>>>
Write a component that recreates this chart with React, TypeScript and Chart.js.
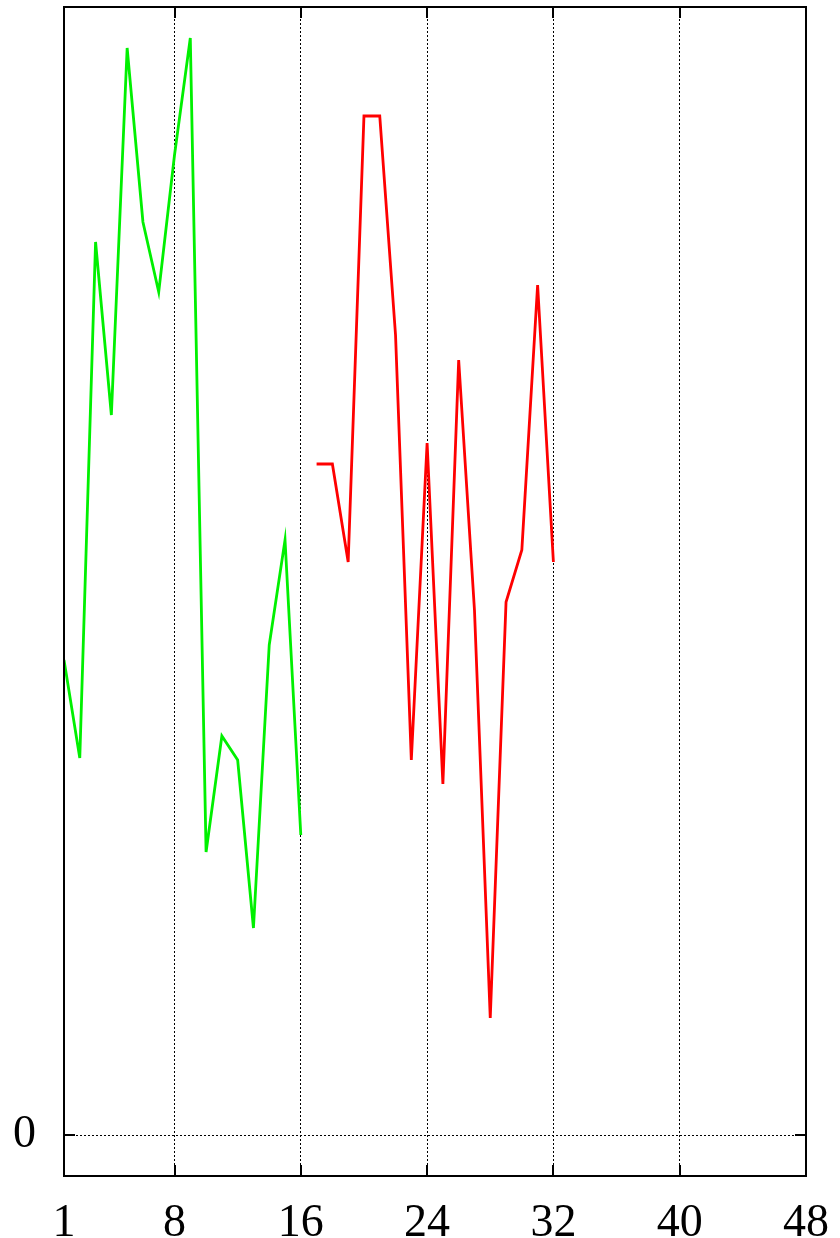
import React, { useEffect, useRef } from "react";
import { Chart, registerables } from "chart.js";

Chart.register(...registerables);

const xTickValues = [1, 8, 16, 24, 32, 40, 48];
const yTickValues = [0];

const greenStart = 1;
const greenValues = [47.5, 37.7, 89.3, 72.0, 108.7, 91.3, 84.3, 98.0, 109.7, 28.3, 39.9, 37.5, 20.7, 49.0, 59.5, 30.0];

const redStart = 17;
const redValues = [67.1, 67.1, 57.3, 101.9, 101.9, 80.0, 37.5, 69.2, 35.1, 77.5, 52.5, 11.7, 53.3, 58.5, 85.0, 57.3];

const toPoints = (start: number, vals: number[]) => vals.map((v, i) => ({ x: start + i, y: v }));

const zeroPad = (scale: any) => {
  scale.paddingLeft = 0;
  scale.paddingRight = 0;
  scale.paddingTop = 0;
  scale.paddingBottom = 0;
};

const boxPlugin = {
  id: "boxPlugin",
  afterDraw(chart: any) {
    const { ctx, chartArea } = chart;
    const xs = chart.scales.x;
    const ys = chart.scales.y;
    ctx.save();
    ctx.strokeStyle = "#000";
    ctx.lineWidth = 2;
    ctx.setLineDash([]);
    ctx.strokeRect(chartArea.left, chartArea.top, chartArea.right - chartArea.left, chartArea.bottom - chartArea.top);
    ctx.beginPath();
    xTickValues.forEach((v) => {
      if (v === xs.min || v === xs.max) return;
      const px = Math.round(xs.getPixelForValue(v));
      ctx.moveTo(px, chartArea.bottom);
      ctx.lineTo(px, chartArea.bottom - 11);
      ctx.moveTo(px, chartArea.top);
      ctx.lineTo(px, chartArea.top + 11);
    });
    yTickValues.forEach((v) => {
      const py = Math.round(ys.getPixelForValue(v));
      ctx.moveTo(chartArea.left, py);
      ctx.lineTo(chartArea.left + 11, py);
      ctx.moveTo(chartArea.right, py);
      ctx.lineTo(chartArea.right - 11, py);
    });
    ctx.stroke();
    ctx.restore();
  },
};

export default function App() {
  const ref = useRef<HTMLCanvasElement | null>(null);
  useEffect(() => {
    if (!ref.current) return;
    const chart = new Chart(ref.current, {
      type: "line",
      data: {
        datasets: [
          {
            data: toPoints(greenStart, greenValues),
            borderColor: "#00f000",
            borderWidth: 2.8,
            pointRadius: 0,
            tension: 0,
            fill: false,
          },
          {
            data: toPoints(redStart, redValues),
            borderColor: "#ff0000",
            borderWidth: 2.8,
            pointRadius: 0,
            tension: 0,
            fill: false,
          },
        ],
      },
      options: {
        responsive: false,
        animation: false,
        layout: { padding: { top: 7, right: 34, left: 0, bottom: 0 } },
        plugins: { legend: { display: false }, tooltip: { enabled: false } },
        scales: {
          x: {
            type: "linear",
            min: 1,
            max: 48,
            afterBuildTicks: (scale: any) => {
              scale.ticks = xTickValues.map((v) => ({ value: v }));
            },
            afterFit: (scale: any) => {
              scale.height = 62;
              zeroPad(scale);
            },
            ticks: {
              autoSkip: false,
              maxRotation: 0,
              padding: 20,
              color: "#000",
              font: { family: "'Liberation Serif', 'DejaVu Serif', serif", size: 46 },
            },
            grid: {
              drawTicks: false,
              lineWidth: 1,
              color: (c: any) => (c.tick && (c.tick.value === 1 || c.tick.value === 48) ? "rgba(0,0,0,0)" : "#000"),
            },
            border: { display: false, dash: [2, 2] },
          },
          y: {
            type: "linear",
            min: -4.1,
            max: 112.8,
            afterBuildTicks: (scale: any) => {
              scale.ticks = yTickValues.map((v) => ({ value: v }));
            },
            afterFit: (scale: any) => {
              scale.width = 64;
              zeroPad(scale);
            },
            ticks: {
              padding: 28,
              color: "#000",
              font: { family: "'Liberation Serif', 'DejaVu Serif', serif", size: 46 },
            },
            grid: { drawTicks: false, lineWidth: 1, color: "#000" },
            border: { display: false, dash: [2, 2] },
          },
        },
      },
      plugins: [boxPlugin],
    } as any);
    return () => chart.destroy();
  }, []);
  return (
    <div style={{ position: "absolute", left: 0, top: 0, width: 840, height: 1238, background: "#fff" }}>
      <canvas ref={ref} width={840} height={1238} style={{ display: "block" }} />
    </div>
  );
}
<<<
Directive: Transcribe all of the material exactly, leaving out whatever pictures it contains.

Solution to this problem:
Write a component that recreates this chart with React, TypeScript and Chart.js.
import React, { useEffect, useRef } from "react";
import { Chart, registerables } from "chart.js";

Chart.register(...registerables);

const xTickValues = [1, 8, 16, 24, 32, 40, 48];
const yTickValues = [0];

const greenStart = 1;
const greenValues = [47.5, 37.7, 89.3, 72.0, 108.7, 91.3, 84.3, 98.0, 109.7, 28.3, 39.9, 37.5, 20.7, 49.0, 59.5, 30.0];

const redStart = 17;
const redValues = [67.1, 67.1, 57.3, 101.9, 101.9, 80.0, 37.5, 69.2, 35.1, 77.5, 52.5, 11.7, 53.3, 58.5, 85.0, 57.3];

const toPoints = (start: number, vals: number[]) => vals.map((v, i) => ({ x: start + i, y: v }));

const zeroPad = (scale: any) => {
  scale.paddingLeft = 0;
  scale.paddingRight = 0;
  scale.paddingTop = 0;
  scale.paddingBottom = 0;
};

const boxPlugin = {
  id: "boxPlugin",
  afterDraw(chart: any) {
    const { ctx, chartArea } = chart;
    const xs = chart.scales.x;
    const ys = chart.scales.y;
    ctx.save();
    ctx.strokeStyle = "#000";
    ctx.lineWidth = 2;
    ctx.setLineDash([]);
    ctx.strokeRect(chartArea.left, chartArea.top, chartArea.right - chartArea.left, chartArea.bottom - chartArea.top);
    ctx.beginPath();
    xTickValues.forEach((v) => {
      if (v === xs.min || v === xs.max) return;
      const px = Math.round(xs.getPixelForValue(v));
      ctx.moveTo(px, chartArea.bottom);
      ctx.lineTo(px, chartArea.bottom - 11);
      ctx.moveTo(px, chartArea.top);
      ctx.lineTo(px, chartArea.top + 11);
    });
    yTickValues.forEach((v) => {
      const py = Math.round(ys.getPixelForValue(v));
      ctx.moveTo(chartArea.left, py);
      ctx.lineTo(chartArea.left + 11, py);
      ctx.moveTo(chartArea.right, py);
      ctx.lineTo(chartArea.right - 11, py);
    });
    ctx.stroke();
    ctx.restore();
  },
};

export default function App() {
  const ref = useRef<HTMLCanvasElement | null>(null);
  useEffect(() => {
    if (!ref.current) return;
    const chart = new Chart(ref.current, {
      type: "line",
      data: {
        datasets: [
          {
            data: toPoints(greenStart, greenValues),
            borderColor: "#00f000",
            borderWidth: 2.8,
            pointRadius: 0,
            tension: 0,
            fill: false,
          },
          {
            data: toPoints(redStart, redValues),
            borderColor: "#ff0000",
            borderWidth: 2.8,
            pointRadius: 0,
            tension: 0,
            fill: false,
          },
        ],
      },
      options: {
        responsive: false,
        animation: false,
        layout: { padding: { top: 7, right: 34, left: 0, bottom: 0 } },
        plugins: { legend: { display: false }, tooltip: { enabled: false } },
        scales: {
          x: {
            type: "linear",
            min: 1,
            max: 48,
            afterBuildTicks: (scale: any) => {
              scale.ticks = xTickValues.map((v) => ({ value: v }));
            },
            afterFit: (scale: any) => {
              scale.height = 62;
              zeroPad(scale);
            },
            ticks: {
              autoSkip: false,
              maxRotation: 0,
              padding: 20,
              color: "#000",
              font: { family: "'Liberation Serif', 'DejaVu Serif', serif", size: 46 },
            },
            grid: {
              drawTicks: false,
              lineWidth: 1,
              color: (c: any) => (c.tick && (c.tick.value === 1 || c.tick.value === 48) ? "rgba(0,0,0,0)" : "#000"),
            },
            border: { display: false, dash: [2, 2] },
          },
          y: {
            type: "linear",
            min: -4.1,
            max: 112.8,
            afterBuildTicks: (scale: any) => {
              scale.ticks = yTickValues.map((v) => ({ value: v }));
            },
            afterFit: (scale: any) => {
              scale.width = 64;
              zeroPad(scale);
            },
            ticks: {
              padding: 28,
              color: "#000",
              font: { family: "'Liberation Serif', 'DejaVu Serif', serif", size: 46 },
            },
            grid: { drawTicks: false, lineWidth: 1, color: "#000" },
            border: { display: false, dash: [2, 2] },
          },
        },
      },
      plugins: [boxPlugin],
    } as any);
    return () => chart.destroy();
  }, []);
  return (
    <div style={{ position: "absolute", left: 0, top: 0, width: 840, height: 1238, background: "#fff" }}>
      <canvas ref={ref} width={840} height={1238} style={{ display: "block" }} />
    </div>
  );
}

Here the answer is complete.